7. Jesus cared enough to confront her directly

The woman said, “I know that Messiah” (called Christ) “is coming. When he comes, he will explain everything to us.” Then Jesus declared, “I who speak to you am he.” John 4:25-26

  • Jesus knew when she was ready for a direct confrontation: Her curiosity was so high, she was practically begging for someone to show her the Messiah—so Jesus revealed himself right at that point

  • And at some point in our conversations, we need to be willing to ask our friends: Is there any reason why you couldn’t give your life to Jesus Christ right now?

  • Whether we spend one conversation, or many, building a bridge of friendship and answering questions and objections: Eventually we need to cross that bridge and bring our friend into a direct confrontation with Jesus so that they realize they have a decision to make—they have a responsibility to decide for or against Jesus.

  • If Jesus hadn’t cared enough to confront her directly, he would have left that woman, hanging and lost, with nowhere to go…

SO Where are you in this conversation with Jesus?

Are you a follower of Jesus, building relational bridges through shared interests and leading people to Jesus Christ? If so, praise God! You know the joy of helping people find eternal purpose and significance through Jesus Christ—and the joy of conversations that turn into defining moments with Jesus!

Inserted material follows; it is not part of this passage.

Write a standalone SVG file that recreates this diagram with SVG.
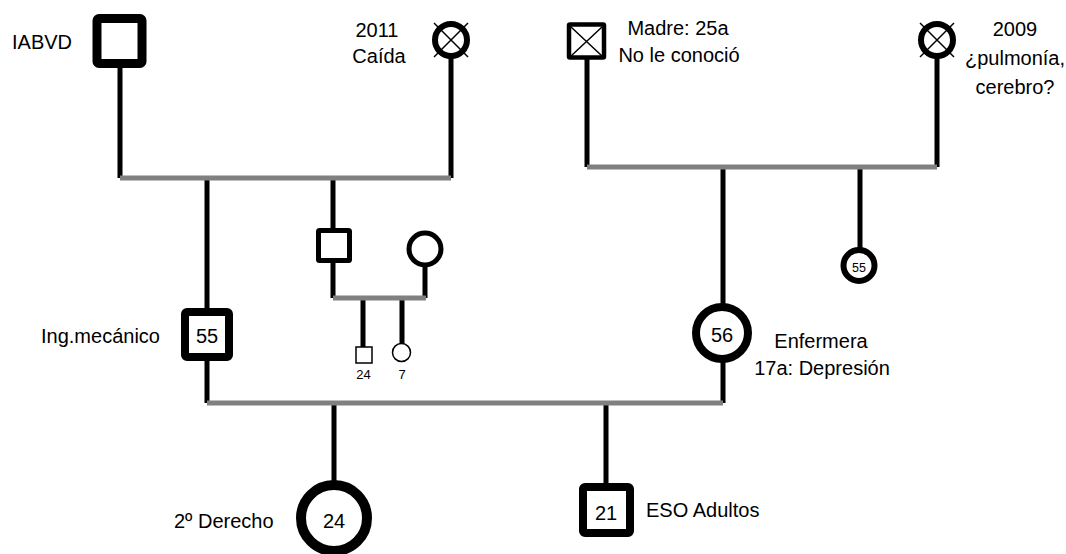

Are you a follower of Jesus and feeling intimidated about sharing your faith with others? Then take a cue from Jesus!:

  • Build a relational bridge with someone with whom you already share an interest

  • Care enough to listen, and look for, their deepest needs

  • Speak the truth about Jesus love, and his claims, without condemning

  • Answer their objections and questions, but continue to redirect your friends back to the main issue: Who is Jesus, and how do you respond to his claims on your life?

  • And when it’s time—and you’ll know it, the Holy Spirit will show you!—Care enough to bring them across that relational bridge to Jesus. Ask them if there’s any reason why they couldn’t believe, receive, trust and follow Jesus right now.

Maybe you’re here this morning, realizing that you’re not yet a follower of Jesus Christ, not ready to make that commitment. You still have a lot of questions and a lot of processing to do. THAT’S OK—YOU’RE IN THE RIGHT PLACE! But I want to invite you this morning to do what the woman in this story did—ask your questions, but please listen to the questions Jesus is asking you… They’re the questions in your heart, your conscience, and those nagging questions that you’re wrestling with:

  • How’s my own program of self-improvement apart from God going? If I’m really truthful with myself, am I doing any better than I was before?

  • What’s driving my need for love, acceptance, success and significance?

  • Have I found it yet?

  • Do I have any reason to believe that I can find it on my own, apart from Christ?